My thanks to Bob Jessep for forwarding an email to me. It had the following statements attributed to Will Rogers. While some of it may fall into the category of Yogi Berra quotes (in Yogi’s own words, “half of the things I said I never said”), I think they are all good food for thought regardless of who really said them.
Will Rogers was born in 1879 on a ranch in the Cherokee Nation in Oklahoma. As a young adult, he was an expert with ropes and lassos and became famous as a philosopher cowboy.
My favorite quote attributed to him is, “A fool and his money are soon elected.”? That goes well with a quote from Mark Twain: “We have the best government money can buy.” Both of these quotes are just as applicable today as they were more than seventy years ago when Will and Mark said them.
Will Rogers died in a 1935 plane crash with Wylie Post. I believe my father had witnessed one or two of Will Rogers’ shows. Dad always spoke highly of the man who never met a man he didn’t like.
Let’s take a look at the quotes that came in that email.
1. Never slap a man who’s chewing tobacco. (I tried chewing tobacco once while moving household furniture. Unfortunately, I found myself on the third floor of the house when the homeowner decided to ask me some questions – “Is this a summer job?” and “Are you in college?” were easy; I just shook my head. The trouble came when he asked me what school I attended. I had to swallow the juice in order to say, “Edinboro.” I then ran down the steps and outside before the juice turned my stomach.)
2. Never kick a cow chip on a hot day. (I’d take that a step farther and suggest one not kick a fresh cow chip regardless of the outside temperature.)
3. There are 2 theories to arguing with a woman . . . neither works. (No comment.)
4. Never miss a good chance to shut up. (!)
5. Always drink upstream from the herd. (There’s a lot unsaid here; too many people jump on bandwagons instead of thinking for themselves. Just an opinion.)
6. If you find yourself in a hole, stop digging. (How many of our real problems are self-inflicted?)
7. The quickest way to double your money is to fold it and put it back in your pocket. (It amazes me how many people still fall for scams that have been around since long before I was born. The ‘get rich quick’ mentality is a God send to the scam artists.)
8. There are three kinds of men: The ones that learn by reading. The few who learn by observation. The rest of them have to pee on the electric fence and find out for themselves. (Have any of us ever touched the newly painted object to see if the paint is really still wet? I think we all learn in all three ways.)
9. Good judgment comes from experience, and a lot of that comes from bad judgment. (Amen)
10. If you’re riding’ ahead of the herd, take a look back every now and then to make sure it’s still there. (I think this is a major problem with our elected officials; I don’t think they care whether the herd is there or not… as long as they can get themselves re-elected. This thought sort of fits well with drinking upstream.)
11. Letting the cat out of the bag is a whole lot easier than putting it back. (I’m sure most of us have said or done something that we later regretted.)

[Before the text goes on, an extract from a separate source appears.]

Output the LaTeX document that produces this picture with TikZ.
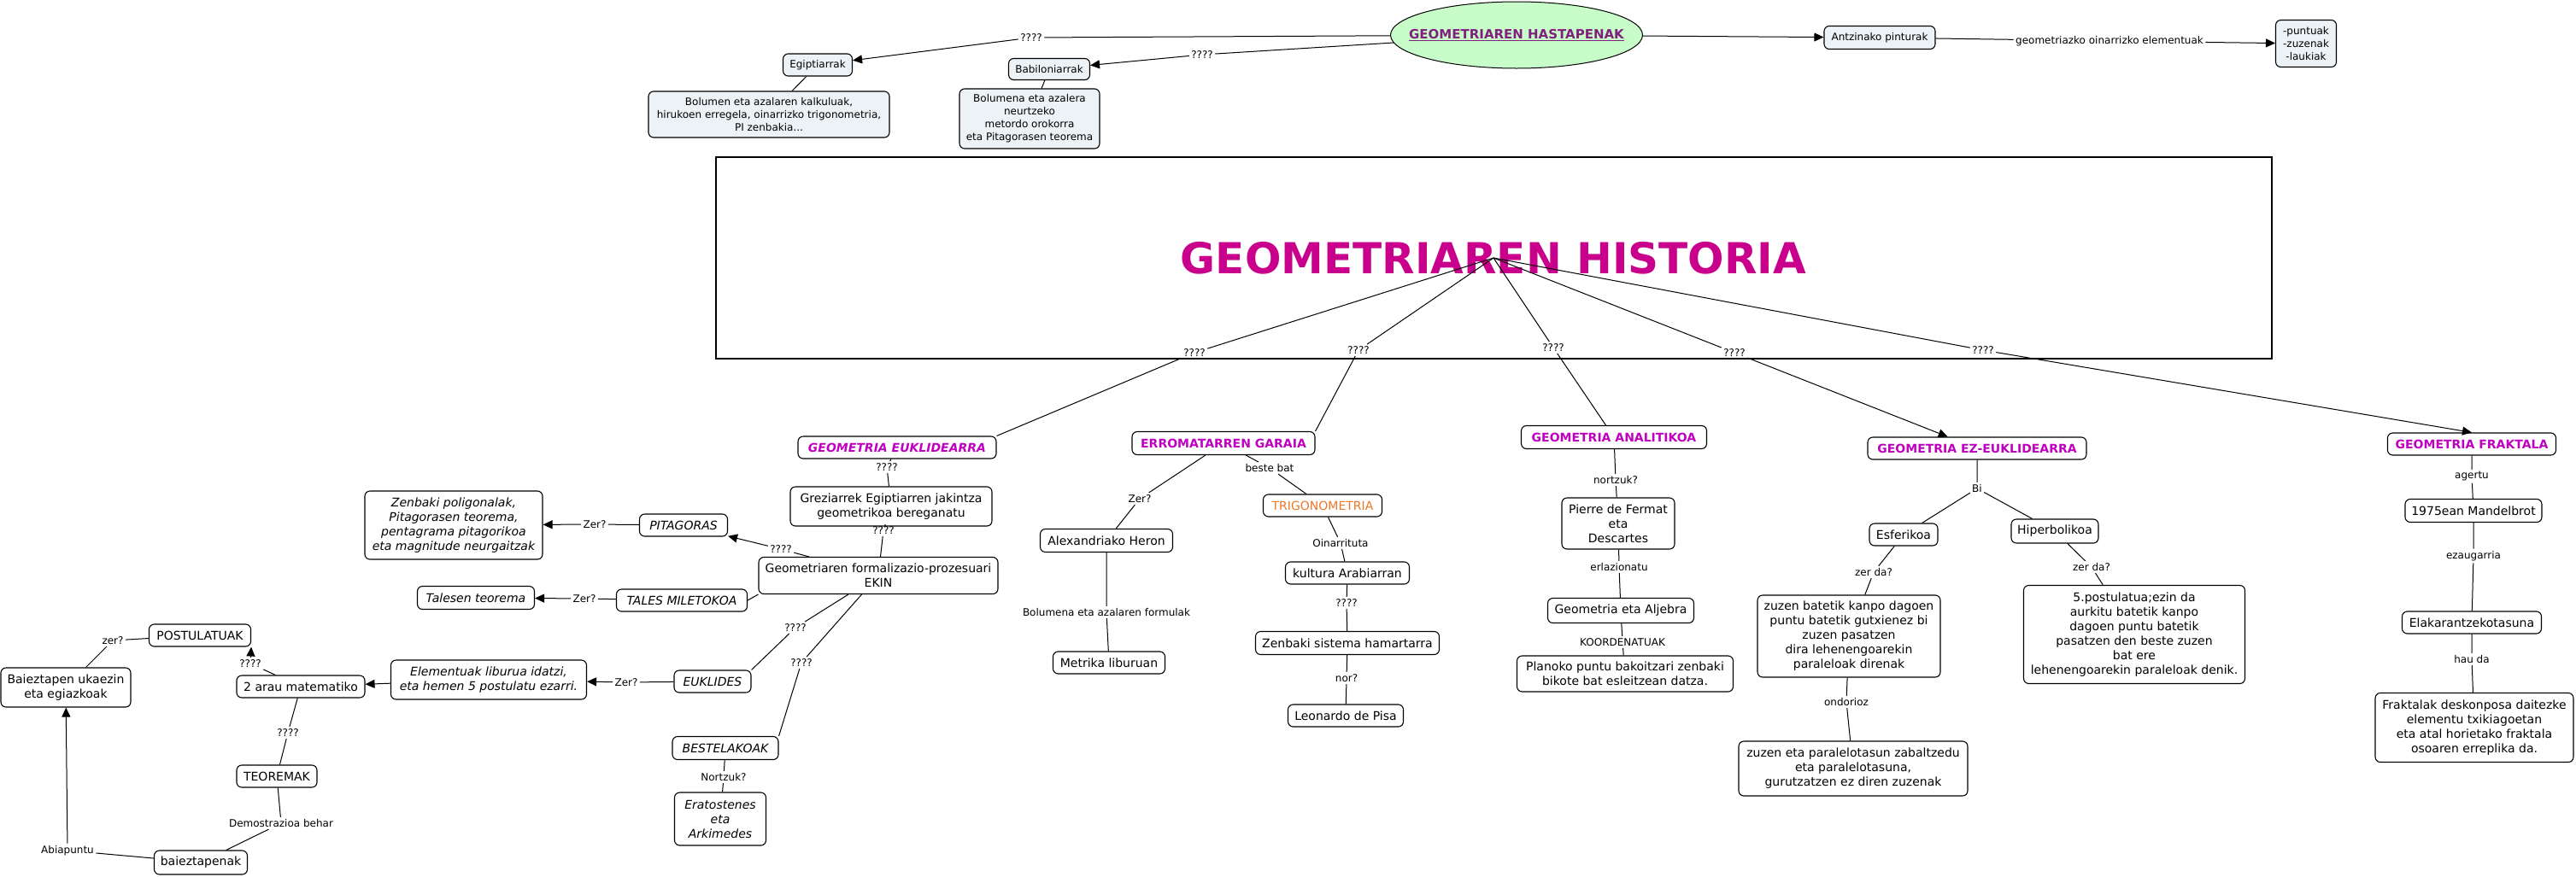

12. After eating an entire bull, a mountain lion felt so good he started roaring. He kept it up until a hunter came along and shot him. The moral: When you’re full of bull, keep your mouth shut. (Should I take this personally and quit commenting?)
Will Rogers is also credited with the following statements about growing older.
1. Eventually you will reach a point when you stop lying about your age and start bragging about it.
2. The older we get, the fewer things seem worth waiting in line for.
3. Some people try to turn back their odometers. Not me, I want people to know ‘why’ I look this way. I’ve traveled a long way and some of the roads weren’t paved.
4. When you are dissatisfied and would like to go back to your youth, think of Algebra.
5. You know you are getting old when everything either dries up or leaks.
6. I don’t know how I got over the hill without getting to the top.
7. One of the many things no one tells you about aging is that it is such a nice change from being young.
8. One must wait until evening to see how splendid the day has been.
9. Being young is beautiful, but being old is comfortable
10. Long ago when men cursed and beat the ground with sticks, it was called witchcraft. Today it’s called golf.
And finally ~ If you don’t learn to laugh at trouble, you won’t have anything to laugh at when you are old.
In truth, Will was around fifty-six years old when he died. He still had a lot to learn about old age!
As for government, Will had more than a few good lines.
“About all I can say for the United States Senate is that it opens with a prayer and closes with an investigation.“
“Alexander Hamilton started the U.S. Treasury with nothing, and that was the closest our country has ever been to being even.“
“Ancient Rome declined because it had a Senate, now what’s going to happen to us with both a House and a Senate?”
“Be thankful we’re not getting all the government we’re paying for.”
“Everything is changing. People are taking their comedians seriously and the politicians as a joke.”
Didn’t a comedian run for the Senate seat from Minnesota? Personally, I liked their wrestling governor better.